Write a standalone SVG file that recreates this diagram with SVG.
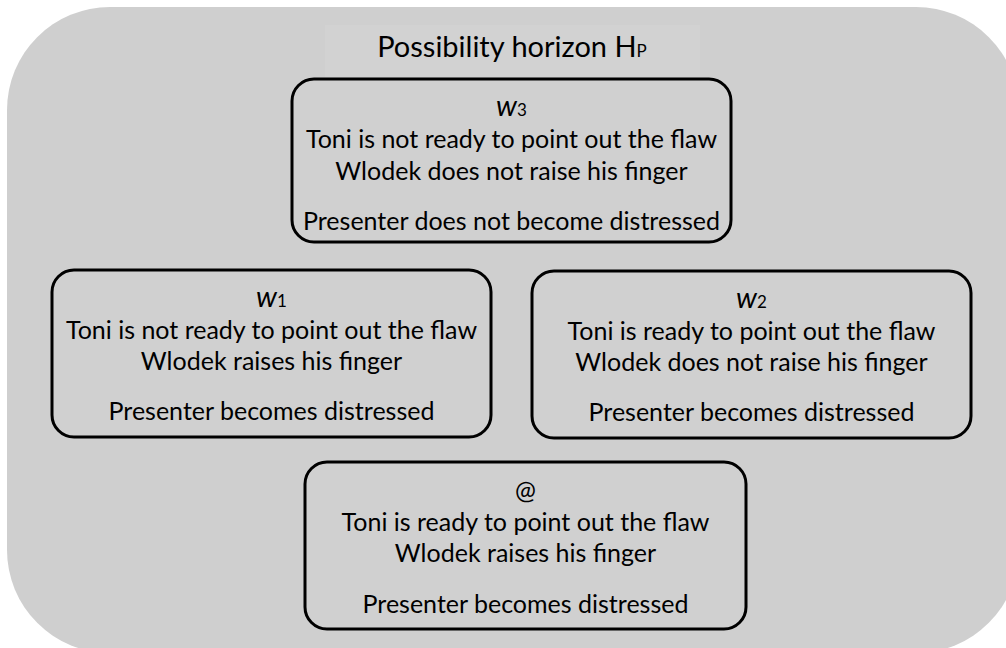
<svg xmlns="http://www.w3.org/2000/svg" width="1006" height="648" viewBox="0 0 1006 648">
  <style>
    .bg { fill: #cfcfcf; }
    .titlebg { fill: #d2d2d2; }
    .box { fill: #d0d0d0; stroke: #000000; stroke-width: 3; }
    text { font-family: "Lato", "Liberation Sans", sans-serif; fill: #000000; text-anchor: middle; }
    .t { font-size: 25px; }
    .title { font-size: 29px; }
    .lbl { font-size: 29px; font-style: italic; }
    .sub { font-size: 17px; font-style: normal; }
  </style>
  <rect class="bg" x="7" y="7" width="1012" height="646" rx="103" ry="103"/>
  <g id="title">
    <rect class="titlebg" x="325" y="25" width="375" height="52"/>
    <text class="title" x="512" y="57">Possibility horizon H<tspan class="sub">P</tspan></text>
  </g>
  <g id="connectors"/>
  <g id="w3">
    <rect class="box" x="292" y="79" width="439" height="163" rx="22" ry="22"/>
    <text class="lbl" x="511.5" y="116">w<tspan class="sub">3</tspan></text>
    <text class="t" x="511.5" y="148">Toni is not ready to point out the flaw</text>
    <text class="t" x="511.5" y="180">Wlodek does not raise his finger</text>
    <text class="t" x="511.5" y="230">Presenter does not become distressed</text>
  </g>
  <g id="w1">
    <rect class="box" x="52" y="270" width="439" height="167" rx="22" ry="22"/>
    <text class="lbl" x="271.5" y="307">w<tspan class="sub">1</tspan></text>
    <text class="t" x="271.5" y="339">Toni is not ready to point out the flaw</text>
    <text class="t" x="271.5" y="370">Wlodek raises his finger</text>
    <text class="t" x="271.5" y="420">Presenter becomes distressed</text>
  </g>
  <g id="w2">
    <rect class="box" x="532" y="271" width="439" height="167" rx="22" ry="22"/>
    <text class="lbl" x="751.5" y="308">w<tspan class="sub">2</tspan></text>
    <text class="t" x="751.5" y="340">Toni is ready to point out the flaw</text>
    <text class="t" x="751.5" y="371">Wlodek does not raise his finger</text>
    <text class="t" x="751.5" y="421">Presenter becomes distressed</text>
  </g>
  <g id="actual">
    <rect class="box" x="305" y="462" width="441" height="167" rx="22" ry="22"/>
    <text class="t" x="525.5" y="499">@</text>
    <text class="t" x="525.5" y="531">Toni is ready to point out the flaw</text>
    <text class="t" x="525.5" y="562">Wlodek raises his finger</text>
    <text class="t" x="525.5" y="613">Presenter becomes distressed</text>
  </g>
</svg>
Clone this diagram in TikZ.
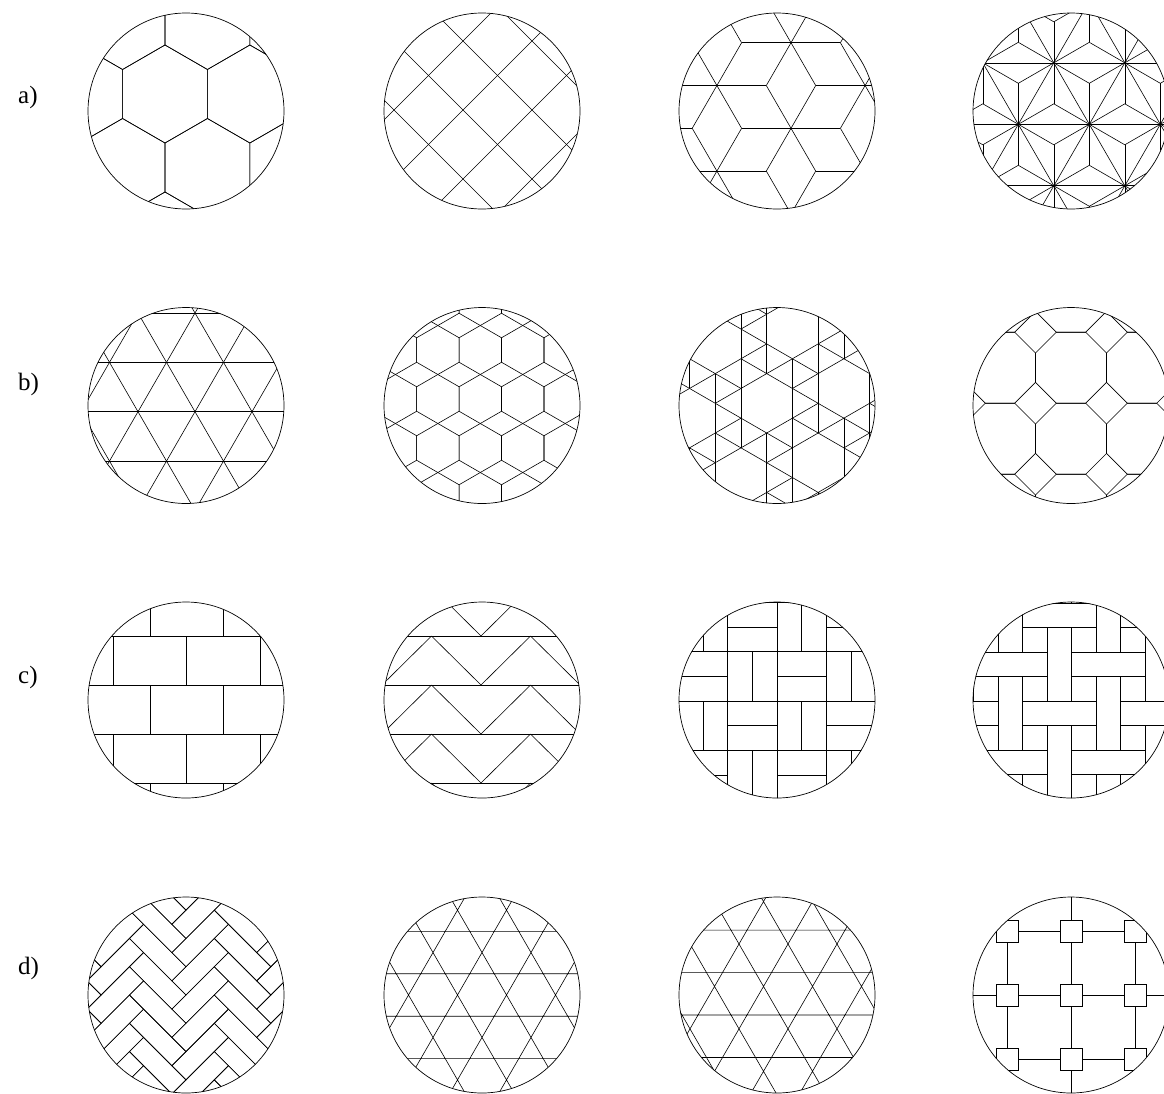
\documentclass[tikz,border=0pt]{standalone}
\usepackage{fontspec}
\setmainfont{Liberation Serif}
\tikzset{
 tile/.style={line width=0.6pt, black},
 rim/.style={line width=0.7pt, black},
 lbl/.style={font=\fontsize{25}{30}\selectfont, inner sep=0pt, anchor=west},
}
\begin{document}
\begin{tikzpicture}[x=1pt,y=1pt]
\useasboundingbox (0,0) rectangle (1164,-1093);
\node[lbl] (la) at (18,-97) {a)};
\node[lbl] (lb) at (18,-384) {b)};
\node[lbl] (lc) at (18,-677) {c)};
\node[lbl] (ld) at (18,-968) {d)};
% ---------- a1 hexagons
\begin{scope}[shift={(186,-111)}]
\begin{scope}\clip (0,0) circle (98pt);
\foreach \i in {-3,...,3}{\foreach \j in {-3,...,3}{
 \pgfmathsetmacro\cx{-21+84.87*\i+42.44*\j}
 \pgfmathsetmacro\cy{17+73.5*\j}
 \draw[tile] (\cx+42.44,\cy+24.5) -- (\cx,\cy+49) -- (\cx-42.44,\cy+24.5) -- (\cx-42.44,\cy-24.5) -- (\cx,\cy-49) -- (\cx+42.44,\cy-24.5) -- cycle;
}}
\end{scope}
\draw[rim] (0,0) circle (98pt);
\end{scope}
% ---------- a2 diagonal squares
\begin{scope}[shift={(482,-111)}]
\begin{scope}\clip (0,0) circle (98pt);
\foreach \k in {-3,...,3}{
 \pgfmathsetmacro\c{20+69*\k}
 \draw[tile] (-120,-120+\c) -- (120,120+\c);
 \pgfmathsetmacro\d{-18+69*\k}
 \draw[tile] (-120,120+\d) -- (120,-120+\d);
}
\end{scope}
\draw[rim] (0,0) circle (98pt);
\end{scope}
% ---------- a3 rhombille
\begin{scope}[shift={(777,-111)}]
\begin{scope}\clip (0,0) circle (98pt);
\foreach \i in {-3,...,3}{\foreach \j in {-4,...,4}{
 \pgfmathsetmacro\cx{14+74.1*\i}
 \pgfmathsetmacro\cy{-17.3+42.78*\i+85.56*\j}
 \foreach \a in {0,60,...,300}{\draw[tile] (\cx,\cy) -- ++(\a:49.4pt);}
}}
\end{scope}
\draw[rim] (0,0) circle (98pt);
\end{scope}
% ---------- a4 asanoha
\begin{scope}[shift={(1071,-111)}]
\begin{scope}\clip (0,0) circle (98pt);
\foreach \i in {-5,...,5}{
 \pgfmathsetmacro\bx{18.3+71*\i}
 \draw[tile] (\bx-100,-186.5) -- (\bx+100,159.9);
 \draw[tile] (\bx+100,-186.5) -- (\bx-100,159.9);
}
\foreach \k in {-2,...,2}{
 \pgfmathsetmacro\hy{-13.3+61.49*\k}
 \draw[tile] (-110,\hy) -- (110,\hy);
}
\foreach \i in {-4,...,4}{\foreach \j in {-3,...,3}{
 \pgfmathsetmacro\cx{18.3+71*\i+35.5*\j}
 \pgfmathsetmacro\cy{-13.3+61.49*\j}
 \foreach \a in {30,90,...,330}{\draw[tile] (\cx,\cy) -- ++(\a:41pt);}
 \fill (\cx,\cy) circle (1.3pt);
}}
\end{scope}
\draw[rim] (0,0) circle (98pt);
\end{scope}
% ---------- b1 triangles
\begin{scope}[shift={(186,-405.5)}]
\begin{scope}\clip (0,0) circle (98pt);
\foreach \k in {-2,...,2}{
 \pgfmathsetmacro\hy{-6.2+49.36*\k}
 \draw[tile] (-110,\hy) -- (110,\hy);
}
\foreach \i in {-4,...,4}{
 \pgfmathsetmacro\bx{9+57*\i}
 \draw[tile] (\bx-100,-179.4) -- (\bx+100,167);
 \draw[tile] (\bx+100,-179.4) -- (\bx-100,167);
}
\end{scope}
\draw[rim] (0,0) circle (98pt);
\end{scope}
% ---------- b2 hexagons + rhombi
\begin{scope}[shift={(482,-405.5)}]
\begin{scope}\clip (0,0) circle (98pt);
\foreach \i in {-3,...,3}{\foreach \j in {-3,...,3}{
 \pgfmathsetmacro\cx{-1.7+42.44*\i}
 \pgfmathsetmacro\cy{6.5+49*\j}
 \draw[tile] (\cx+21.22,\cy+12.25) -- (\cx,\cy+24.5) -- (\cx-21.22,\cy+12.25) -- (\cx-21.22,\cy-12.25) -- (\cx,\cy-24.5) -- (\cx+21.22,\cy-12.25) -- cycle;
}}
\end{scope}
\draw[rim] (0,0) circle (98pt);
\end{scope}
% ---------- b3 snub hexagonal
\begin{scope}[shift={(777,-405.5)}]
\begin{scope}\clip (0,0) circle (98pt);
\foreach \a in {-5,...,5}{\foreach \b in {-7,...,7}{
 \pgfmathtruncatemacro\r{Mod(\a+3*\b,7)}
 \pgfmathtruncatemacro\rA{Mod(\a+1+3*\b,7)}
 \pgfmathtruncatemacro\rB{Mod(\a+3*\b+3,7)}
 \pgfmathtruncatemacro\rC{Mod(\a+3*\b+2,7)}
 \pgfmathsetmacro\px{-10.3+25.72*\a}
 \pgfmathsetmacro\py{2.2+14.85*\a+29.7*\b}
 \ifnum\r>0
  \ifnum\rA>0 \draw[tile] (\px,\py) -- ++(25.72,14.85); \fi
  \ifnum\rB>0 \draw[tile] (\px,\py) -- ++(0,29.7); \fi
  \ifnum\rC>0 \draw[tile] (\px,\py) -- ++(-25.72,14.85); \fi
 \fi
}}
\end{scope}
\draw[rim] (0,0) circle (98pt);
\end{scope}
% ---------- b4 octagons and squares
\begin{scope}[shift={(1071,-405.5)}]
\begin{scope}\clip (0,0) circle (98pt);
\foreach \i in {-2,...,2}{\foreach \j in {-2,...,2}{
 \pgfmathsetmacro\cx{71*\i}
 \pgfmathsetmacro\cy{37.8+71*\j}
 \draw[tile] (\cx+35.5,\cy+14.7) -- (\cx+14.7,\cy+35.5) -- (\cx-14.7,\cy+35.5) -- (\cx-35.5,\cy+14.7) -- (\cx-35.5,\cy-14.7) -- (\cx-14.7,\cy-35.5) -- (\cx+14.7,\cy-35.5) -- (\cx+35.5,\cy-14.7) -- cycle;
}}
\end{scope}
\draw[rim] (0,0) circle (98pt);
\end{scope}
% ---------- c1 bricks
\begin{scope}[shift={(186,-700)}]
\begin{scope}\clip (0,0) circle (98pt);
\foreach \k in {-3,...,2}{
 \pgfmathsetmacro\hy{15+49*\k}
 \draw[tile] (-110,\hy) -- (110,\hy);
 \pgfmathtruncatemacro\pp{Mod(\k,2)}
 \foreach \m in {-2,...,2}{
  \pgfmathsetmacro\vx{0.7-36.75*\pp+73.5*\m}
  \draw[tile] (\vx,\hy) -- (\vx,\hy+49);
 }
}
\end{scope}
\draw[rim] (0,0) circle (98pt);
\end{scope}
% ---------- c2 zigzag bands
\begin{scope}[shift={(482,-700)}]
\begin{scope}\clip (0,0) circle (98pt);
\foreach \k in {-3,...,2}{
 \pgfmathsetmacro\hy{15+49*\k}
 \draw[tile] (-110,\hy) -- (110,\hy);
 \foreach \m in {-2,...,2}{
  \pgfmathsetmacro\zx{-50.5+99*\m}
  \draw[tile] (\zx,\hy+49) -- (\zx+49.5,\hy) -- (\zx+99,\hy+49);
 }
}
\end{scope}
\draw[rim] (0,0) circle (98pt);
\end{scope}
% ---------- c3 basket weave
\begin{scope}[shift={(777,-700)}]
\begin{scope}\clip (0,0) circle (98pt);
\foreach \i in {-2,...,1}{\foreach \j in {-3,...,2}{
 \pgfmathsetmacro\qx{49.3*\i}
 \pgfmathsetmacro\qy{-1+49.3*\j}
 \pgfmathtruncatemacro\pp{Mod(\i+\j,2)}
 \draw[tile] (\qx,\qy) rectangle ++(49.3,49.3);
 \ifnum\pp=0 \draw[tile] (\qx,\qy+24.65) -- ++(49.3,0);
 \else \draw[tile] (\qx+24.65,\qy) -- ++(0,49.3); \fi
}}
\end{scope}
\draw[rim] (0,0) circle (98pt);
\end{scope}
% ---------- c4 weave
\begin{scope}[shift={(1071,-700)}]
\begin{scope}\clip (0,0) circle (98pt);
\foreach \a in {-3,...,3}{\foreach \b in {-3,...,3}{
 \pgfmathsetmacro\tx{0.7+24.5*(2*\a-2*\b)}
 \pgfmathsetmacro\ty{-1+24.5*(2*\a+2*\b)}
 \draw[tile] (\tx-24.5,\ty) rectangle ++(24.5,73.5);
 \draw[tile] (\tx,\ty+24.5) rectangle ++(73.5,24.5);
 \draw[tile] (\tx,\ty+49) rectangle ++(24.5,24.5);
 \draw[tile] (\tx,\ty) rectangle ++(24.5,24.5);
}}
\end{scope}
\draw[rim] (0,0) circle (98pt);
\end{scope}
% ---------- d1 herringbone (3:1 bricks)
\begin{scope}[shift={(186,-995)}]
\begin{scope}\clip (0,0) circle (98pt);
\begin{scope}[rotate=45]
\foreach \n in {-3,...,3}{\foreach \k in {-7,...,7}{
 \pgfmathsetmacro\hx{20*(\k+3*\n)}
 \pgfmathsetmacro\hy{20*(\k-3*\n)}
 \draw[tile] (\hx,\hy) rectangle ++(60,20);
 \draw[tile] (\hx,\hy+20) rectangle ++(20,60);
}}
\end{scope}
\end{scope}
\draw[rim] (0,0) circle (98pt);
\end{scope}
% ---------- d2 trihexagonal (kagome)
\begin{scope}[shift={(482,-995)}]
\begin{scope}\clip (0,0) circle (98pt);
\foreach \i in {-5,...,5}{\foreach \j in {-4,...,4}{
 \pgfmathsetmacro\px{12.25+49*\i+24.5*\j}
 \pgfmathsetmacro\py{-21.2+42.44*\j}
 \draw[tile] (\px,\py) -- ++(24.5,0) -- ++(-12.25,21.22) -- cycle;
 \draw[tile] (\px+24.5,\py) -- ++(24.5,0) -- ++(-12.25,-21.22) -- cycle;
}}
\end{scope}
\draw[rim] (0,0) circle (98pt);
\end{scope}
% ---------- d3 distorted kagome: truncated triangles and triangles
\begin{scope}[shift={(777,-995)}]
\begin{scope}\clip (0,0) circle (98pt);
\foreach \i in {-5,...,5}{\foreach \j in {-4,...,4}{
 \pgfmathsetmacro\px{-30+49*\i+24.5*\j}
 \pgfmathsetmacro\py{-20+42.44*\j}
 \draw[tile] (\px,\py) -- ++(33,0) -- ++(-16.5,28.58) -- cycle;
 \draw[tile] (\px+33,\py) -- ++(16,0) -- ++(-8,-13.86) -- cycle;
}}
\end{scope}
\draw[rim] (0,0) circle (98pt);
\end{scope}
% ---------- d4 squares joined by lines
\begin{scope}[shift={(1071,-995)}]
\begin{scope}\clip (0,0) circle (98pt);
\foreach \i in {-2,...,2}{\foreach \j in {-2,...,2}{
 \pgfmathsetmacro\sx{64*\i}
 \pgfmathsetmacro\sy{64*\j}
 \draw[tile] (\sx-11,\sy-11) rectangle (\sx+11,\sy+11);
 \draw[tile] (\sx+11,\sy) -- (\sx+53,\sy);
 \draw[tile] (\sx,\sy+11) -- (\sx,\sy+53);
}}
\end{scope}
\draw[rim] (0,0) circle (98pt);
\end{scope}
\end{tikzpicture}
\end{document}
________________________
→ **Task requirements**:
Collect the lines of the data that carry the word "diagram".

→ **Exercise response**:
Write a standalone SVG file that recreates this diagram with SVG.
Clone this diagram in TikZ.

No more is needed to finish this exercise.